Global cobalt demand is forecast to outstrip supply in the coming years, shifting the market from surplus to deficit by the early 2030s, according to new research from the Cobalt Institute and Benchmark Minerals Intelligence.
In 2024, cobalt faced a surplus of 36,000 metric tons—about 15% of total demand—up from 25,000 tons in 2023. However, demand is expected to grow at a compound annual growth rate (CAGR) of 7%, reaching 400,000 tons by the early 2030s, driven primarily by the electric vehicle (EV) boom. EVs, which currently represent 43% of cobalt consumption, will account for 57% by 2030. Other segments such as consumer electronics and industrial applications are projected to grow at a slower pace.
On the supply side, cobalt production is set to increase at a 5% CAGR. The Democratic Republic of Congo (DRC), which currently supplies 76% of the world’s cobalt, is expected to see its share decline to 65% by 2030 as Indonesia boosts output, increasing its share from 12% to 22%.

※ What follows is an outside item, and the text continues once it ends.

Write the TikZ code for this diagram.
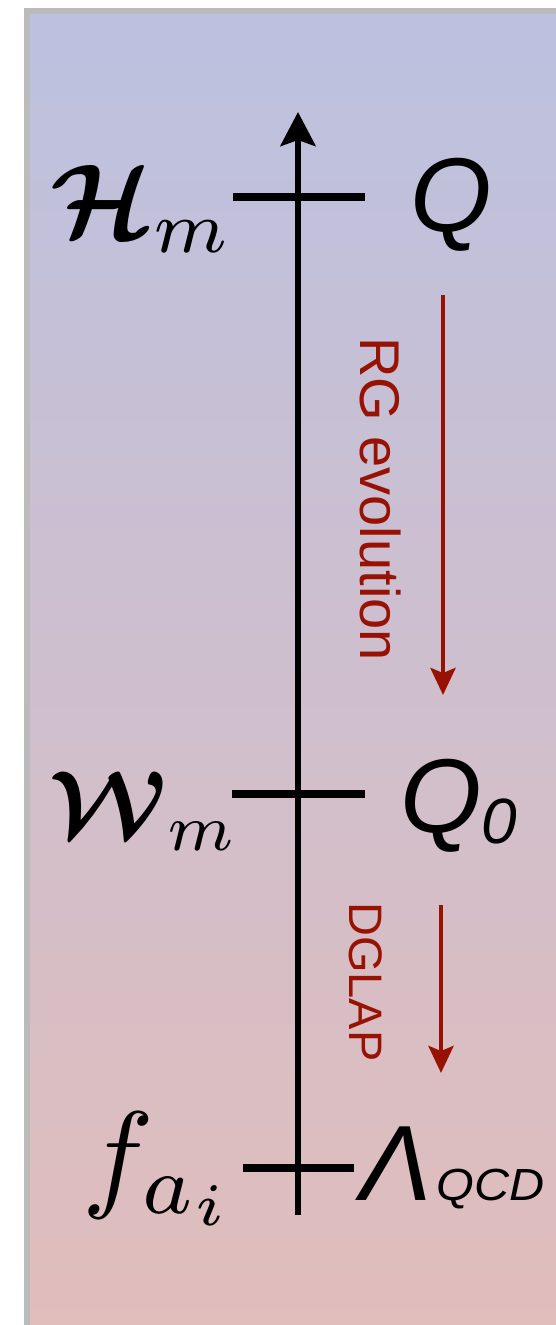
\documentclass[tikz,border=0pt]{standalone}
\usepackage{amsmath,bm}
\usepackage{fontspec}
\newfontfamily\arialf{Liberation Sans}
\usetikzlibrary{arrows.meta}
\definecolor{topc}{RGB}{188,193,224}
\definecolor{botc}{RGB}{225,189,187}
\definecolor{framec}{RGB}{187,187,187}
\definecolor{rgred}{RGB}{152,18,4}
\tikzset{
  axisline/.style={line width=6.5pt, -{Stealth[length=34pt,width=35pt,inset=6pt]}},
  tickline/.style={line width=7.5pt},
  flowarrow/.style={rgred, line width=4.5pt, -{Stealth[length=27pt,width=25pt,inset=5pt]}},
  flowtext/.style={rgred, rotate=-90, anchor=base west, inner sep=0pt, font=\arialf},
  mathlabel/.style={anchor=base west, inner sep=0pt},
}
\begin{document}
\begin{tikzpicture}[x=1pt,y=-1pt]
\useasboundingbox (0,0) rectangle (556,1325);
\fill[framec] (24,8) rectangle (556,1325);
\shade[top color=topc, bottom color=botc] (30,14) rectangle (556,1325);
% axis
\coordinate (axb) at (298,1215);
\coordinate (axt) at (298,112);
\draw[axisline] (axb) -- (axt);
% ticks
\coordinate (t1l) at (233,197); \coordinate (t1r) at (365,197);
\coordinate (t2l) at (232,794); \coordinate (t2r) at (365,794);
\coordinate (t3l) at (243,1168); \coordinate (t3r) at (354,1168);
\draw[tickline] (t1l) -- (t1r);
\draw[tickline] (t2l) -- (t2r);
\draw[tickline] (t3l) -- (t3r);
% left labels
\node[mathlabel, scale=10.5] (H) at (48,237) {$\boldsymbol{\mathcal H}_m$};
\node[mathlabel, scale=9.4] (W) at (48,836) {$\boldsymbol{\mathcal W}_m$};
\node[mathlabel, scale=12] (f) at (80,1195) {$f_{a_i}$};
% right labels
\node[mathlabel] (Q) at (410,231) {\fontsize{105}{105}\selectfont\arialf\itshape Q};
\node[mathlabel] (Q0) at (400,832) {\fontsize{105}{105}\selectfont\arialf\itshape Q\raisebox{-11pt}{\fontsize{64}{64}\selectfont 0}};
\node[mathlabel] (L) at (360,1200) {\fontsize{107}{107}\selectfont\arialf\itshape Λ\hspace{5pt}\scalebox{1.08}[1]{\fontsize{45}{45}\selectfont QCD}};
% flows
\coordinate (a1s) at (443,295); \coordinate (a1e) at (443,695);
\coordinate (a2s) at (441,905); \coordinate (a2e) at (441,1073);
\draw[flowarrow] (a1s) -- (a1e);
\draw[flowarrow] (a2s) -- (a2e);
\node[flowtext] (rg) at (360,337) {\fontsize{56}{56}\selectfont RG evolution};
\node[flowtext] (dg) at (349,902) {\fontsize{47}{47}\selectfont DGLAP};
\end{tikzpicture}
\end{document}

Much of the short-term market trajectory depends on the DRC’s export policies. In February, the country implemented a four-month export ban to address oversupply, which had driven prices to a nine-year low. Since the ban, cobalt prices have surged 60% to $16 per pound, highlighting the market’s volatility and the importance of DRC’s policy decisions.
As global EV production accelerates and supply growth moderates, industry analysts expect tightening market conditions to support cobalt prices and eventually lead to a supply deficit. This trend underscores cobalt's growing strategic importance in the clean energy transition.